▶ [WRITTEN PROBLEM] Copy out every line exactly, passing over the pictures.

— BEGIN —

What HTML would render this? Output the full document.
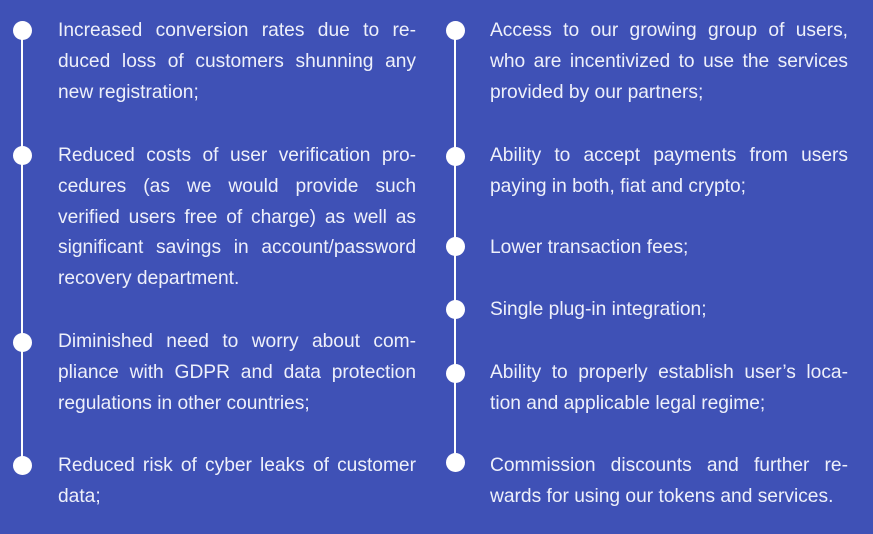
<!DOCTYPE html>
<html><head><meta charset="utf-8"><style>
html,body{margin:0;padding:0}
body{width:873px;height:534px;background:#3f51b6;position:relative;overflow:hidden;font-family:"Liberation Sans",sans-serif;color:#eef0fa}
.l{position:absolute;height:31px;line-height:31px;font-size:19.2px;white-space:nowrap;margin-top:1px}
.j{text-align:justify;text-align-last:justify;white-space:normal;overflow:hidden}
.L{left:58px;width:358px}
.R{left:490px;width:358px}
.d{position:absolute;width:19px;height:19px;border-radius:50%;background:#fff}
.v{position:absolute;width:2px;background:#fff}
</style></head><body>
<div class="v" style="left:21px;top:30px;height:435px"></div>
<div class="v" style="left:454px;top:30px;height:432px"></div>
<div class="d" style="left:12.5px;top:20.5px"></div>
<div class="d" style="left:12.5px;top:145.5px"></div>
<div class="d" style="left:12.5px;top:332.5px"></div>
<div class="d" style="left:12.5px;top:455.5px"></div>
<div class="d" style="left:445.5px;top:20.5px"></div>
<div class="d" style="left:445.5px;top:146.5px"></div>
<div class="d" style="left:445.5px;top:236.5px"></div>
<div class="d" style="left:445.5px;top:299.5px"></div>
<div class="d" style="left:445.5px;top:363.5px"></div>
<div class="d" style="left:445.5px;top:452.5px"></div>

<div class="l L j" style="top:14px">Increased conversion rates due to re-</div>
<div class="l L j" style="top:45px">duced loss of customers shunning any</div>
<div class="l L" style="top:76px">new registration;</div>

<div class="l L j" style="top:139px">Reduced costs of user verification pro-</div>
<div class="l L j" style="top:170px">cedures (as we would provide such</div>
<div class="l L j" style="top:201px">verified users free of charge) as well as</div>
<div class="l L j" style="top:231px">significant savings in account/password</div>
<div class="l L" style="top:262px">recovery department.</div>

<div class="l L j" style="top:325px">Diminished need to worry about com-</div>
<div class="l L j" style="top:356px">pliance with GDPR and data protection</div>
<div class="l L" style="top:387px">regulations in other countries;</div>

<div class="l L j" style="top:449px">Reduced risk of cyber leaks of customer</div>
<div class="l L" style="top:480px">data;</div>

<div class="l R j" style="top:14px">Access to our growing group of users,</div>
<div class="l R j" style="top:45px">who are incentivized to use the services</div>
<div class="l R" style="top:76px">provided by our partners;</div>

<div class="l R j" style="top:139px">Ability to accept payments from users</div>
<div class="l R" style="top:170px">paying in both, fiat and crypto;</div>

<div class="l R" style="top:231px">Lower transaction fees;</div>

<div class="l R" style="top:293px">Single plug-in integration;</div>

<div class="l R j" style="top:356px">Ability to properly establish user’s loca-</div>
<div class="l R" style="top:387px">tion and applicable legal regime;</div>

<div class="l R j" style="top:449px">Commission discounts and further re-</div>
<div class="l R" style="top:480px">wards for using our tokens and services.</div>
</body></html>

— END —

▶ [EXPECTED ANSWER]
What HTML would render this? Output the full document.
<!DOCTYPE html>
<html><head><meta charset="utf-8"><style>
html,body{margin:0;padding:0}
body{width:873px;height:534px;background:#3f51b6;position:relative;overflow:hidden;font-family:"Liberation Sans",sans-serif;color:#eef0fa}
.l{position:absolute;height:31px;line-height:31px;font-size:19.2px;white-space:nowrap;margin-top:1px}
.j{text-align:justify;text-align-last:justify;white-space:normal;overflow:hidden}
.L{left:58px;width:358px}
.R{left:490px;width:358px}
.d{position:absolute;width:19px;height:19px;border-radius:50%;background:#fff}
.v{position:absolute;width:2px;background:#fff}
</style></head><body>
<div class="v" style="left:21px;top:30px;height:435px"></div>
<div class="v" style="left:454px;top:30px;height:432px"></div>
<div class="d" style="left:12.5px;top:20.5px"></div>
<div class="d" style="left:12.5px;top:145.5px"></div>
<div class="d" style="left:12.5px;top:332.5px"></div>
<div class="d" style="left:12.5px;top:455.5px"></div>
<div class="d" style="left:445.5px;top:20.5px"></div>
<div class="d" style="left:445.5px;top:146.5px"></div>
<div class="d" style="left:445.5px;top:236.5px"></div>
<div class="d" style="left:445.5px;top:299.5px"></div>
<div class="d" style="left:445.5px;top:363.5px"></div>
<div class="d" style="left:445.5px;top:452.5px"></div>

<div class="l L j" style="top:14px">Increased conversion rates due to re-</div>
<div class="l L j" style="top:45px">duced loss of customers shunning any</div>
<div class="l L" style="top:76px">new registration;</div>

<div class="l L j" style="top:139px">Reduced costs of user verification pro-</div>
<div class="l L j" style="top:170px">cedures (as we would provide such</div>
<div class="l L j" style="top:201px">verified users free of charge) as well as</div>
<div class="l L j" style="top:231px">significant savings in account/password</div>
<div class="l L" style="top:262px">recovery department.</div>

<div class="l L j" style="top:325px">Diminished need to worry about com-</div>
<div class="l L j" style="top:356px">pliance with GDPR and data protection</div>
<div class="l L" style="top:387px">regulations in other countries;</div>

<div class="l L j" style="top:449px">Reduced risk of cyber leaks of customer</div>
<div class="l L" style="top:480px">data;</div>

<div class="l R j" style="top:14px">Access to our growing group of users,</div>
<div class="l R j" style="top:45px">who are incentivized to use the services</div>
<div class="l R" style="top:76px">provided by our partners;</div>

<div class="l R j" style="top:139px">Ability to accept payments from users</div>
<div class="l R" style="top:170px">paying in both, fiat and crypto;</div>

<div class="l R" style="top:231px">Lower transaction fees;</div>

<div class="l R" style="top:293px">Single plug-in integration;</div>

<div class="l R j" style="top:356px">Ability to properly establish user’s loca-</div>
<div class="l R" style="top:387px">tion and applicable legal regime;</div>

<div class="l R j" style="top:449px">Commission discounts and further re-</div>
<div class="l R" style="top:480px">wards for using our tokens and services.</div>
</body></html>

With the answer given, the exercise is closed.